Escobedo’s contention that the Board’s summary affirmance of the immigration judge’s decision violated her due process rights is foreclosed by Falcon Carriche v. Ashcroft, 350 F.3d 845, 849-52 (9th Cir.2003).

Substantial evidence supports the immigration judge’s determination that Escobe-do did not meet the continuous physical presence requirement, because her testimony established that she left the United States for more than 90 days from 1998 to 1999, thereby interrupting the accrual of continuous physical presence in the United States. See Gutierrez v. Mukasey, 521 F.3d 1114, 1117 (9th Cir.2008) (acknowledging that service of the notice to appear halts the accrual of continuous physical presence). Because Escobedo’s inability to establish physical presence was disposi-tive, any evidence supporting the other elements of cancellation would not have changed the outcome of the proceedings.

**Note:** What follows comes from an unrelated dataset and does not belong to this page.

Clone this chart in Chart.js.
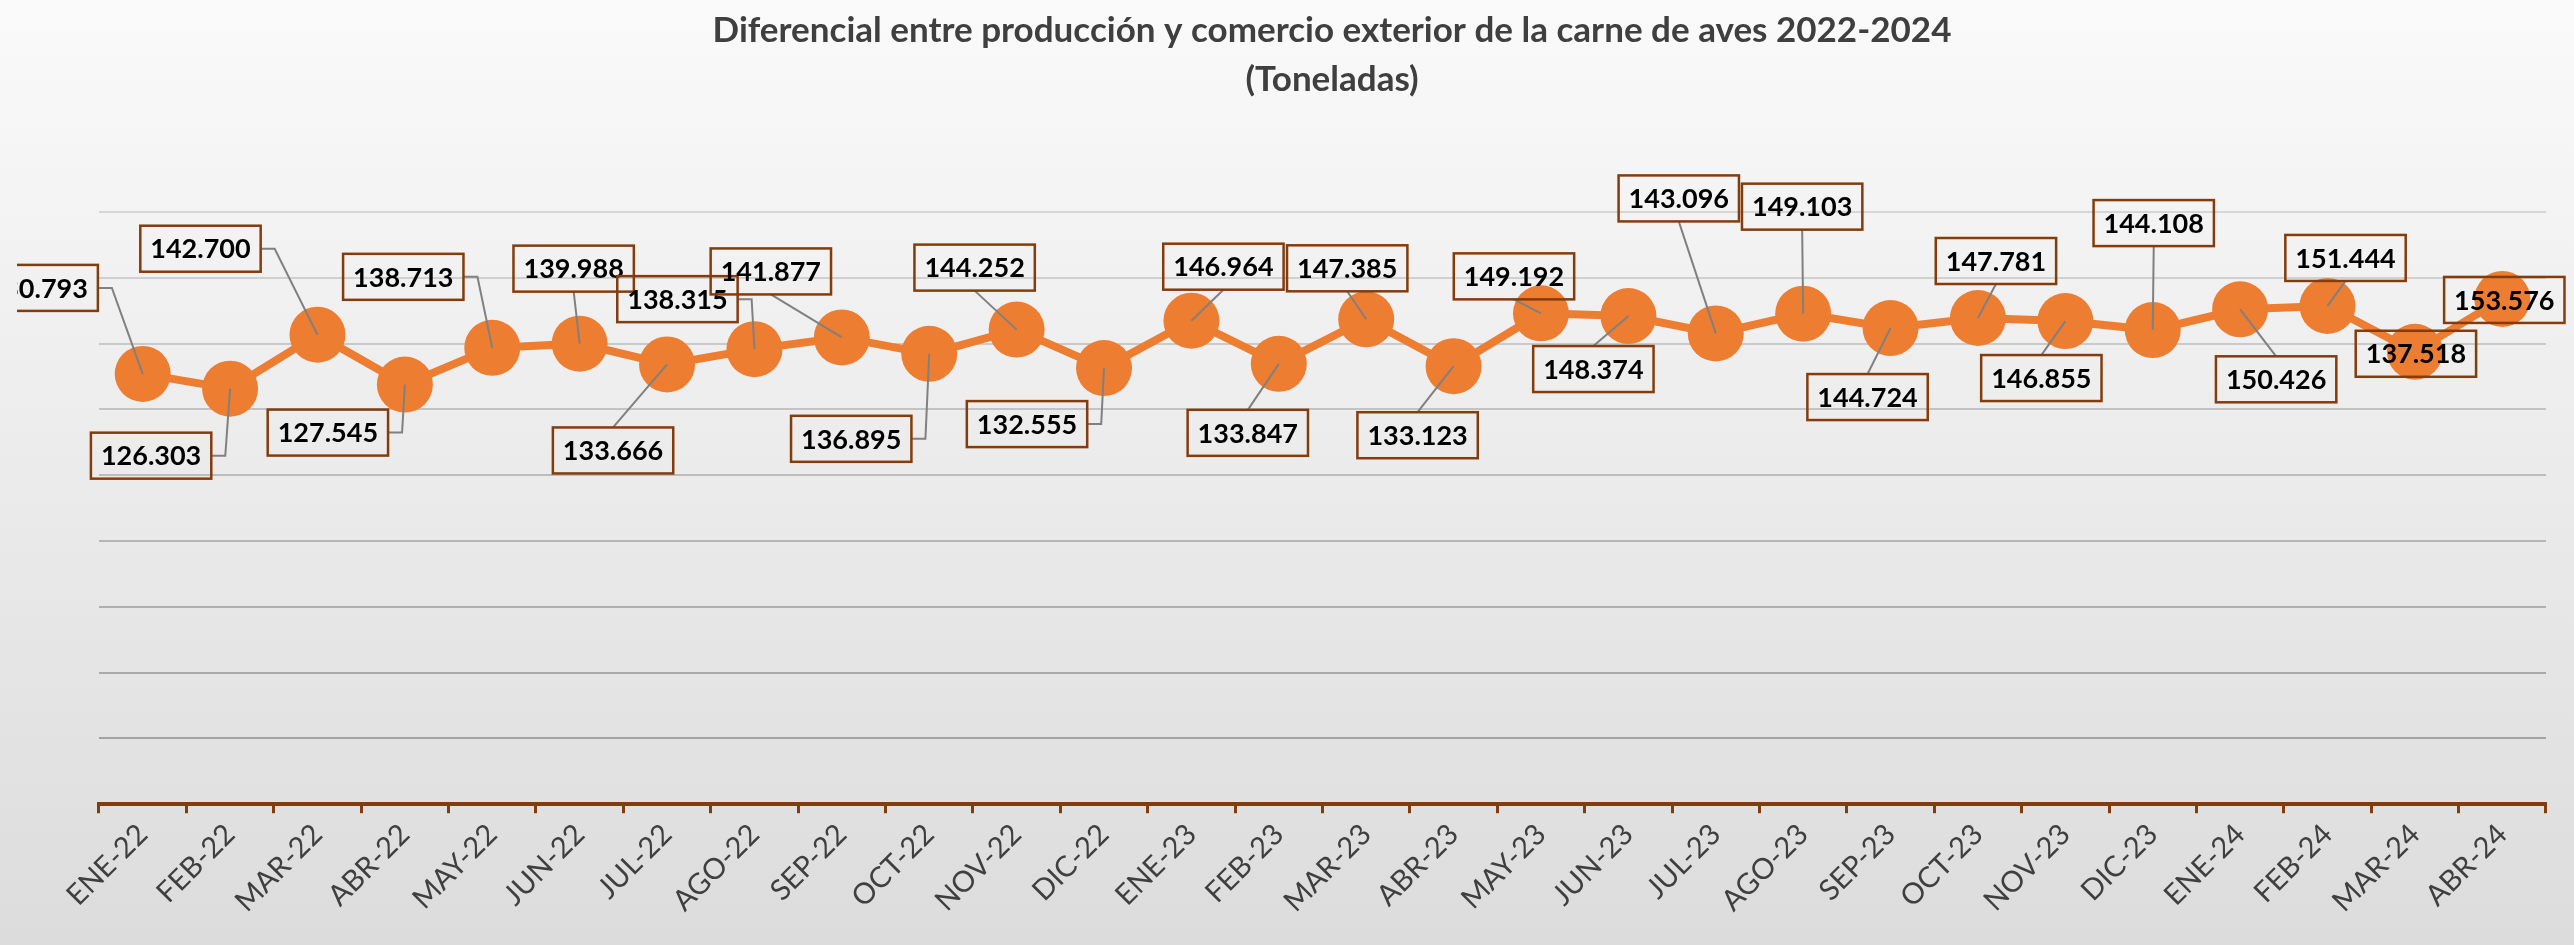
<!DOCTYPE html>
<html>
<head>
<meta charset="utf-8">
<script src="https://cdn.jsdelivr.net/npm/chart.js@4/dist/chart.umd.min.js"></script>
<style>
    html, body { margin: 0; padding: 0; background: #f2f2f2; }
    #wrap { width: 2574px; height: 945px; }
</style>
</head>
<body>
<div id="wrap"><canvas id="charts-aves"></canvas></div>
<script>
// datos (toneladas)
const meses = ['ENE-22','FEB-22','MAR-22','ABR-22','MAY-22','JUN-22','JUL-22','AGO-22','SEP-22','OCT-22','NOV-22','DIC-22',
    'ENE-23','FEB-23','MAR-23','ABR-23','MAY-23','JUN-23','JUL-23','AGO-23','SEP-23','OCT-23','NOV-23','DIC-23',
    'ENE-24','FEB-24','MAR-24','ABR-24'];
const diferencial = [130793,126303,142700,127545,138713,139988,133666,138315,141877,136895,144252,132555,
    146964,133847,147385,133123,149192,148374,143096,149103,144724,147781,146855,144108,
    150426,151444,137518,153576];
const yMin = 0;
const yMax = 180000;
const yStep = 20000;

// desplazamiento de cada etiqueta respecto al punto (px) y de donde sale la guia
const labelOffsets = [[-105,-86],[-79,67],[-117,-86],[-77,48],[-89,-71],[-6,-75],[-54,86],[-77,-50],[-71,-66],[-78,85],
    [-42,-62],[-77,56],[32,-54],[-31,69],[-19,-51],[-36,69],[-27,-37],[-35,53],[-37,-135],[-1,-107],
    [-23,69],[18,-57],[-24,57],[1,-107],[36,70],[18,-48],[1,2],[2,1]];
const labelAnchors = ['r','r','r','r','r','b','t','r','b','r','b','r','b','t','b','t','b','t','b','b',
    't','b','t','b','t','b','',''];

function formatNum(v){
    return v.toString().replace(/\B(?=(\d{3})+(?!\d))/g, '.');
}

const fondo = {
    id: 'fondo',
    beforeDraw: function(chart){
        let ctx = chart.ctx;
        let g = ctx.createLinearGradient(0, 0, 0, chart.height);
        g.addColorStop(0, '#fafafa');
        g.addColorStop(1, '#dcdcdc');
        ctx.save();
        ctx.fillStyle = g;
        ctx.fillRect(0, 0, chart.width, chart.height);
        ctx.restore();
    }
};

const etiquetas = {
    id: 'etiquetas',
    afterDatasetsDraw: function(chart){
        let ctx = chart.ctx;
        let meta = chart.getDatasetMeta(0);
        ctx.save();
        ctx.beginPath();
        ctx.rect(17, 0, chart.width, chart.height);
        ctx.clip();
        ctx.font = 'bold 27px Lato';
        ctx.textAlign = 'center';
        ctx.textBaseline = 'middle';
        meta.data.forEach(function(pt, i){
            let text = formatNum(diferencial[i]);
            let w = ctx.measureText(text).width + 20;
            let h = 46;
            let cx = pt.x + labelOffsets[i][0];
            let cy = pt.y + labelOffsets[i][1];
            let a = labelAnchors[i];
            // linea guia
            if(a){
                ctx.beginPath();
                ctx.strokeStyle = '#808080';
                ctx.lineWidth = 2;
                if(a == 'r'){
                    ctx.moveTo(cx + w/2, cy);
                    ctx.lineTo(cx + w/2 + 14, cy);
                } else if(a == 'b'){
                    ctx.moveTo(cx, cy + h/2);
                } else {
                    ctx.moveTo(cx, cy - h/2);
                }
                ctx.lineTo(pt.x, pt.y);
                ctx.stroke();
            }
            ctx.strokeStyle = '#843C0C';
            ctx.lineWidth = 2.5;
            ctx.strokeRect(cx - w/2, cy - h/2, w, h);
            ctx.fillStyle = '#000000';
            ctx.fillText(text, cx, cy + 1);
        });
        ctx.restore();
    }
};

var config = {
    type: 'line',
    data: {
        labels: meses,
        datasets: [
            {
                label: 'Diferencial',
                data: diferencial,
                borderColor: '#ED7D31',
                backgroundColor: '#ED7D31',
                borderWidth: 8,
                pointRadius: 28,
                pointHoverRadius: 28,
                pointBorderWidth: 0,
                pointBackgroundColor: '#ED7D31',
                tension: 0,
                clip: false,
            }
        ]
    },
    options: {
        responsive: true,
        maintainAspectRatio: false,
        animation: false,
        layout: {
            padding: { left: 99, right: 9, top: 0, bottom: 22 }
        },
        plugins: {
            legend: { display: false },
            tooltip: { enabled: false },
            title: {
                display: true,
                text: ['Diferencial entre producción y comercio exterior de la carne de aves 2022-2024', '(Toneladas)'],
                color: '#3f3f3f',
                font: { family: 'Lato', size: 35, weight: 'bold', lineHeight: 1.4 },
                padding: { top: 6, bottom: 108 }
            }
        },
        scales: {
            x: {
                offset: true,
                grid: {
                    offset: true,
                    drawOnChartArea: false,
                    drawTicks: true,
                    tickLength: 9,
                    tickColor: '#843C0C',
                    tickWidth: 3,
                },
                border: { color: '#843C0C', width: 4 },
                ticks: {
                    color: '#3f3f3f',
                    font: { family: 'Lato', size: 29 },
                    minRotation: 45,
                    maxRotation: 45,
                    padding: 4,
                    autoSkip: false,
                }
            },
            y: {
                min: yMin,
                max: yMax,
                ticks: { display: false, stepSize: yStep },
                border: { display: false },
                grid: {
                    drawTicks: false,
                    lineWidth: 2,
                    color: function(ctx){
                        let t = ctx.index / 9;
                        let c = Math.round(0x9c + (0xd6 - 0x9c) * t);
                        return 'rgb(' + c + ',' + c + ',' + c + ')';
                    }
                }
            }
        }
    },
    plugins: [fondo, etiquetas]
};

var chartAves = new Chart(document.getElementById('charts-aves'), config);
</script>
</body>
</html>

We deny Escobedo’s request for remand to the Board for the Office of the Chief Counsel to consider prosecutorial discretion and administrative closure. We express no opinion as to Escobedo’s entitlement to either form of relief.

PETITION FOR REVIEW DENIED. 
      
       This disposition is not appropriate for publication and is not precedent except as provided by 9th Cir. R. 36-3.